◆ REQUIREMENT:
Leaving out the pictures, retype the lines from the beginning of the listing through the line containing "const points = audSor.map((v, i)".

◆ DATASET CONTENT:
########

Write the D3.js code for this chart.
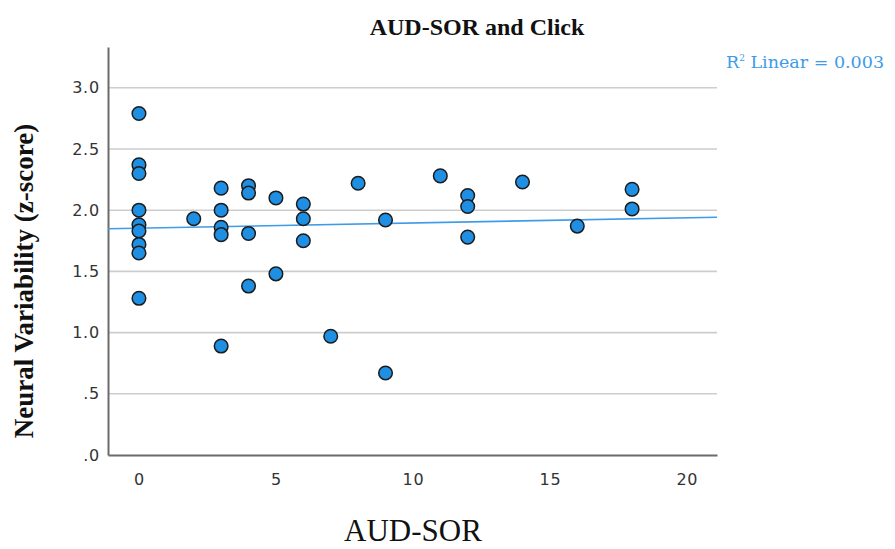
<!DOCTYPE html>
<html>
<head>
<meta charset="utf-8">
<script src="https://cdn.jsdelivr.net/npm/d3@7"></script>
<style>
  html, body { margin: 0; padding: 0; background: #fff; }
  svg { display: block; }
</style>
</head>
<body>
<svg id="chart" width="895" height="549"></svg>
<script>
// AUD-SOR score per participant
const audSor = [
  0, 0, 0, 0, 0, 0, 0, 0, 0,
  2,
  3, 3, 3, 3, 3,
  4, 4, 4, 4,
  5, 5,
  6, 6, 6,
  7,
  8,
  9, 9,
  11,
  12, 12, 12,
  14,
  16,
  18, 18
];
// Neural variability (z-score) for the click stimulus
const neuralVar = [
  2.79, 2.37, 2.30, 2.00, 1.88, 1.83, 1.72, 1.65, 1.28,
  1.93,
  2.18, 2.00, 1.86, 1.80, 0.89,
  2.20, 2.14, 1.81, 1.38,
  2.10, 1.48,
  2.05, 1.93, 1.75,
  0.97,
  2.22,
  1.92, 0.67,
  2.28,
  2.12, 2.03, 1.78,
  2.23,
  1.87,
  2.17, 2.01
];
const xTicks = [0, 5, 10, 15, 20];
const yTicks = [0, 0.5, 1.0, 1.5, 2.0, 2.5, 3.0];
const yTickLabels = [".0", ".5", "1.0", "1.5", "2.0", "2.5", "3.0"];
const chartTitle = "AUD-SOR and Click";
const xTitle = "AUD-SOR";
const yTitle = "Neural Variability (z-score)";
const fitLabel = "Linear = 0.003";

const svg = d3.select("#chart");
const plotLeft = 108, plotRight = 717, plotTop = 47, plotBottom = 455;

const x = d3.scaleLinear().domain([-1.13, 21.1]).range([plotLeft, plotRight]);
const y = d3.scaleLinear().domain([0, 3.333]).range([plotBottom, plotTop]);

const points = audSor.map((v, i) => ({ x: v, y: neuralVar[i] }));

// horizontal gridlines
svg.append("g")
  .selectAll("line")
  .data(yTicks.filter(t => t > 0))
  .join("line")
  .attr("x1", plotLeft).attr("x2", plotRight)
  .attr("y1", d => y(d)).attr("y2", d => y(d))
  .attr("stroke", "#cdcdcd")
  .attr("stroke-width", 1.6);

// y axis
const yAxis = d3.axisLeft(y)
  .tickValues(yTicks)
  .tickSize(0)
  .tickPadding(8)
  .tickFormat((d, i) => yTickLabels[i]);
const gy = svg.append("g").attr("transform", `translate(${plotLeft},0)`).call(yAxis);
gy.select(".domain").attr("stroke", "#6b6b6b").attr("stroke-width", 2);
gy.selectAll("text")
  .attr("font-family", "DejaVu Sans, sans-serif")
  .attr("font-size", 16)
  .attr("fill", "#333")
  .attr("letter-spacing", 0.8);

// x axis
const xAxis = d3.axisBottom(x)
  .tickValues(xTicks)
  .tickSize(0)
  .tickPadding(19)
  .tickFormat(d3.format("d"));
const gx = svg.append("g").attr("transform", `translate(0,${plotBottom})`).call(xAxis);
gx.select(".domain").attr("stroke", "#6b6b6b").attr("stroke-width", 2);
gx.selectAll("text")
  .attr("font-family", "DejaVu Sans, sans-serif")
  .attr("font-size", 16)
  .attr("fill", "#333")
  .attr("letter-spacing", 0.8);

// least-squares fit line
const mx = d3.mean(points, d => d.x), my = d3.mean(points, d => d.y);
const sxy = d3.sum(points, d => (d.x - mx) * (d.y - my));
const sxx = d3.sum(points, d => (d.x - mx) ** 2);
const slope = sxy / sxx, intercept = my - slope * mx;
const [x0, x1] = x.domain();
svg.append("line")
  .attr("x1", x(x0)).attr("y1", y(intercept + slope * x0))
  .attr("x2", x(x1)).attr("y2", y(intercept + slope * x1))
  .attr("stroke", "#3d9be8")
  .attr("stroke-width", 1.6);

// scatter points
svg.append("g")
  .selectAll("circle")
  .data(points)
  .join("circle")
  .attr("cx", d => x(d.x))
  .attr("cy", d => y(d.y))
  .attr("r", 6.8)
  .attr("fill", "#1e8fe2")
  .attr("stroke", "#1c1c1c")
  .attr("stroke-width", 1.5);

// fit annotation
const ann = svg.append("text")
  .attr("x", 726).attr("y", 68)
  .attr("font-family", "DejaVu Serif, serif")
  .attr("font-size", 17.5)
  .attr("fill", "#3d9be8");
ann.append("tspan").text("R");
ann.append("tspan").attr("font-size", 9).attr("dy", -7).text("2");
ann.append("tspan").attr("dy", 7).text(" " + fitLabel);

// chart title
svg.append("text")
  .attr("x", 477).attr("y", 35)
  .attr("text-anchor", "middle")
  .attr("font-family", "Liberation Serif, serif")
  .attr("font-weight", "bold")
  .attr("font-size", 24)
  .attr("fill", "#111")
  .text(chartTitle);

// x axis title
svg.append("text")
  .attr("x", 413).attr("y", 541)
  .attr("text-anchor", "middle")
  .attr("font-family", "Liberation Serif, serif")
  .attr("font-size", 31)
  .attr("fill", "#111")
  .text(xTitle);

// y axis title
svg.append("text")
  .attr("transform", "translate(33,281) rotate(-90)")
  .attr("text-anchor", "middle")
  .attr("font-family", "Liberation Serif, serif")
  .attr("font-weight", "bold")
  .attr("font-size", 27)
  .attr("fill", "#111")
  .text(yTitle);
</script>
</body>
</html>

########

◆ TASK RESPONSE:
Write the D3.js code for this chart.
<!DOCTYPE html>
<html>
<head>
<meta charset="utf-8">
<script src="https://cdn.jsdelivr.net/npm/d3@7"></script>
<style>
  html, body { margin: 0; padding: 0; background: #fff; }
  svg { display: block; }
</style>
</head>
<body>
<svg id="chart" width="895" height="549"></svg>
<script>
// AUD-SOR score per participant
const audSor = [
  0, 0, 0, 0, 0, 0, 0, 0, 0,
  2,
  3, 3, 3, 3, 3,
  4, 4, 4, 4,
  5, 5,
  6, 6, 6,
  7,
  8,
  9, 9,
  11,
  12, 12, 12,
  14,
  16,
  18, 18
];
// Neural variability (z-score) for the click stimulus
const neuralVar = [
  2.79, 2.37, 2.30, 2.00, 1.88, 1.83, 1.72, 1.65, 1.28,
  1.93,
  2.18, 2.00, 1.86, 1.80, 0.89,
  2.20, 2.14, 1.81, 1.38,
  2.10, 1.48,
  2.05, 1.93, 1.75,
  0.97,
  2.22,
  1.92, 0.67,
  2.28,
  2.12, 2.03, 1.78,
  2.23,
  1.87,
  2.17, 2.01
];
const xTicks = [0, 5, 10, 15, 20];
const yTicks = [0, 0.5, 1.0, 1.5, 2.0, 2.5, 3.0];
const yTickLabels = [".0", ".5", "1.0", "1.5", "2.0", "2.5", "3.0"];
const chartTitle = "AUD-SOR and Click";
const xTitle = "AUD-SOR";
const yTitle = "Neural Variability (z-score)";
const fitLabel = "Linear = 0.003";

const svg = d3.select("#chart");
const plotLeft = 108, plotRight = 717, plotTop = 47, plotBottom = 455;

const x = d3.scaleLinear().domain([-1.13, 21.1]).range([plotLeft, plotRight]);
const y = d3.scaleLinear().domain([0, 3.333]).range([plotBottom, plotTop]);

const points = audSor.map((v, i) => ({ x: v, y: neuralVar[i] }));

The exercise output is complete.